Gary Carsley | Sub/Dub

24 August – 15 September 2012



Gary Carsley ([left] D.102 Australia Felix (Penjing Garden 2), 2012, Lambda monoprint on reynobond, 120 x 85 cm [right] D.103 Australia Felix (Penjing Garden 3), 2012, Lambda monoprint on reynobond, 162 x 120 cm

For his third solo exhibition with BREENSPACE, Gary Carsley has as the central figure a portrait of Gough Whitlam on his first state visit to China (1973), to meet with officials following the Cultural Revolution. Whitlam’s symbollic decision to open communication and trade lines with China on Australia’s behalf was extremely progressive, and preceded the state visits of the USA and the UK. It marked a new era of dialogue with the region that was not previously possible.

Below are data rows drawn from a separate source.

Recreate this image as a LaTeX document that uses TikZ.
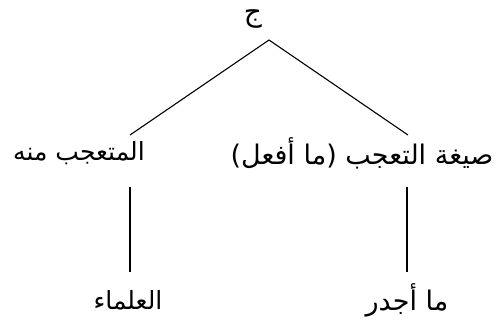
\documentclass[tikz,border=0pt]{standalone}
\usepackage{fontspec}
\TeXXeTstate=1
\newfontfamily\arabicfont[Script=Arabic]{DejaVu Sans}
\begin{document}
\begin{tikzpicture}[x=1pt,y=-1pt,
  lbl/.style={inner sep=0pt,font=\arabicfont\fontsize{25}{30}\selectfont},
  wide/.style={font=\arabicfont\fontsize{27}{32}\selectfont},
  edge/.style={line width=1.1pt,black}]
\useasboundingbox (0,0) rectangle (497,322);
\node[lbl,font=\arabicfont\fontsize{28}{32}\selectfont] (root) at (253,19) {\beginR ج\endR};
\node[lbl] (left) at (79,153) {\beginR المتعجب منه\endR};
\node[lbl,wide] (right) at (362,153) {\beginR صيغة التعجب (ما أفعل)\endR};
\node[lbl] (bl) at (128,300) {\beginR العلماء\endR};
\node[lbl,wide] (br) at (407,300) {\beginR ما أجدر\endR};
\coordinate (apex) at (269,40);
\coordinate (lt) at (130,135);
\coordinate (rt) at (408,135);
\coordinate (lv1) at (130,187);
\coordinate (lv2) at (130,272);
\coordinate (rv1) at (407,187);
\coordinate (rv2) at (407,272);
\draw[edge] (lt) -- (apex) -- (rt);
\draw[edge] (lv1) -- (lv2);
\draw[edge] (rv1) -- (rv2);
\end{tikzpicture}
\end{document}
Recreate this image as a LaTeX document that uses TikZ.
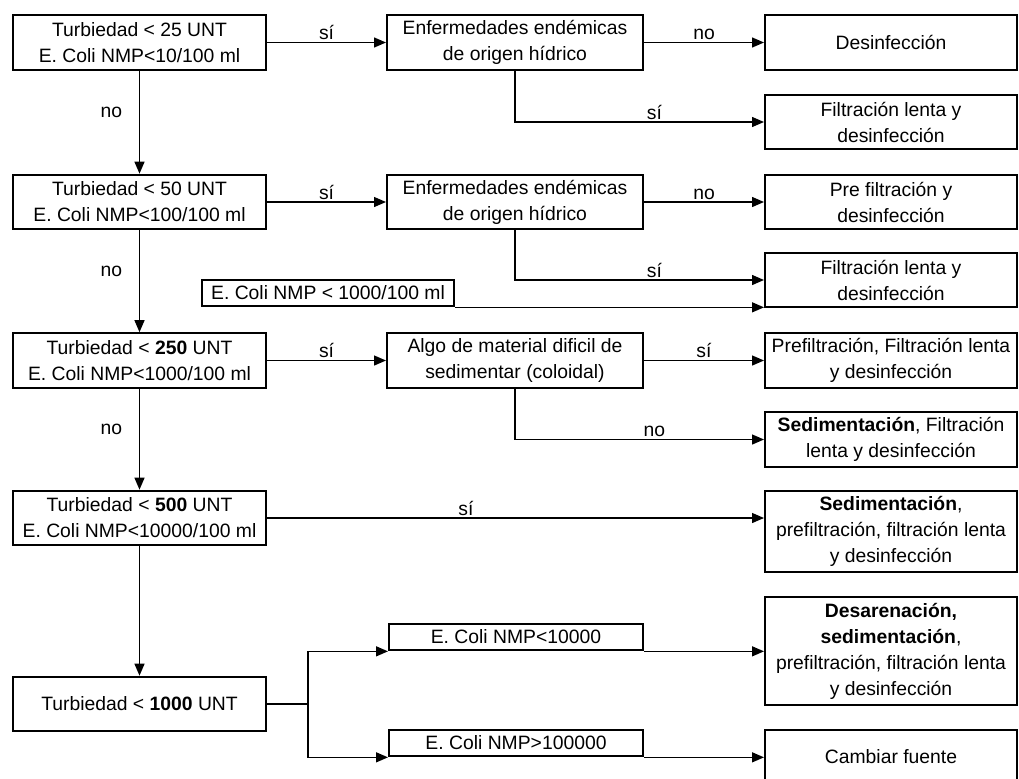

'Sub/Dub' is part of a broader project by Carsley that looks to pivotal moments in Australia’s history that continue to affect and inform our experience of the present. Key professional and amateur photographs have been sourced that document important moments of Australia’s transformation from 1972–75, an era in which Whitlam made bold reforms towards his vision for the country the effects of which continue to resonate today. Carsley has established a working methodology that technologically and aesthetically intrudes on the photograph and is a political intervention into photography’s link with the real.

Carsley has rendered a photographic portrait of Whitlam in various types of marble. The ‘truth’ of the image is evacuated of its reality and supplemented by veneer samples of marble, constructing an alternate view of a particular time and space. The photograph—gained from the Whitlam Estate was taken by an amateur photographer—is rendered in a material that alludes to historic weight and commemoration. Conversely, the marble contact is a masquerade, a stand-in for the grandeur of real stone. Depicting the ‘people’s Prime Minister’ in a domestic material available to everyone creates a playful and democratic tableaux in which high and popular cultures collide.